The View From Olympus: Obama Gets It Right, Then Wrong

President Obama again showed his conservatism in foreign affairs when he announced that all U.S. troops would be gone from Afghanistan by the end of 2016, finally (and years overdue) ending our involvement in another failed Fourth Generation war. Conservatives have no desire to spend American lives or money trying to remake hell-holes on the far side of the world.

He then followed this correct, courageous, and welcome decision by getting the strategic situation wrong again in his speech on Wednesday, May 28 at West Point. He said, “For the foreseeable future, the most direct threat to America at home and abroad remains terrorism.”

Terrorism is merely a technique, and the most part not a physically effective one. Other than the attacks on 9/11, terrorist incidents in this country have done little physical damage. The attack on the Boston Marathon killed three people.

Americans have been conditioned by excessive media coverage to react to terrorist events with panic, encouraged by the federal government because it facilitates government grabs for more power over our lives. Conservatives should see this game for what it is. Liberty requires courage, not hiding under the the bed while begging government to “protect us.” It will promise protection in return for our liberties, but leave us neither safe nor free.

What President Obama should have said at West Point was, “For the foreseeable future, the most direct threat to Americans at home and abroad remains the increasing weakness of states.” The decline of the state and the rise of non-state entities as alternative primary loyalties is the broader phenomenon that lies behind terrorism and a great deal more besides. It underpins growing waves of migration, which are greater threats to strong states than are occasional incidents of terrorism. Weakened states provide happy homes for a growing black market economy, much of which deals in illegal substances such as dangerous drugs and also funds international gangs, themselves a potent element in Fourth Generation war. The decline of the state means the 21st century will see a world increasingly divided between centers of order and centers and sources of disorder. The challenge will be for this country to remain a center of order, and that may prove a difficult challenge.

Some people who call themselves conservatives, such as senator John McCain, a man who wants America to be at war everywhere and forever, argue that we should attempt to maintain order around the world by sending in U.S. troops. Somalia, Iraq, and Afghanistan demonstrate where that approach leads, to American failure and, on the ground, more, not less, disorder. Because the origin of the state’s weakness is a crisis of legitimacy, foreign intervention tends to make a situation worse, not better. Any state established or maintained by foreign troops is, to the locals, Vichy.

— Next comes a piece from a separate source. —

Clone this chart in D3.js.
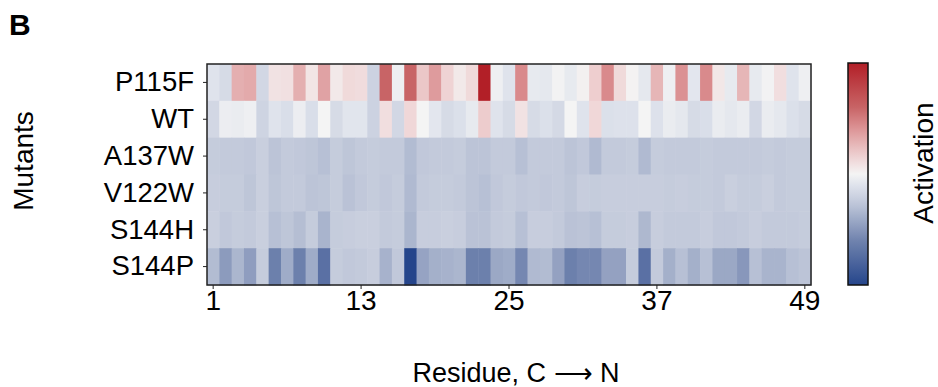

In his West Point speech, President Obama called on Congress to provide $5 billion for a “Counterterrorism Partnership Fund” to train troops from vulnerable and weak states. $5 billion is excessive — $500 million might be about right — but the training idea has some merit, if two conditions are met. First, our presence in the country in question must be close to invisible. Any visible American presence will further undermine the host state’s legitimacy. Second, the training we offer must be appropriate to the host country’s situation and capabilities. Too often, we train the locals in our outdated, Second Generation conflicts and which the locals cannot in any case do because they lack the expensive systems for delivering massive firepower that it requires. Worse, much of the training we now offer is derived from “political correctness,” aka cultural Marxism, leaving us wasting the trainees’ time with Jacobin notions of “human rights,” “respect for women” (as defined by feminism) and other ideological claptrap that is irrelevant to their culture. The Obama administration is itself the source of the latter problem, so it should be able to fix it.

But the main task the decline of the state poses for for this country is isolating ourselves (yes, I just said the forbidden word) from disorder elsewhere. This means rigid limiting of immigration, especially those immigrants who claim “refugee” status (because they come from the areas of the worst disorder), preventing international sources of disorder such as Islam from establishing bases here, breaking up gangs (at some point we may have to make gang membership itself a capital crime), and building an American economy that does not depend on imports. It is difficult to isolate yourself from sources of disorder you depend on, as our relationship with Saudi Arabia demonstrates.

These, not terrorism, are the most direct threats America faces for the foreseeable future. Like most terrorism, they are products of the decline of the state, at home and abroad. Will anyone in Washington focus on the disease and not the symptoms?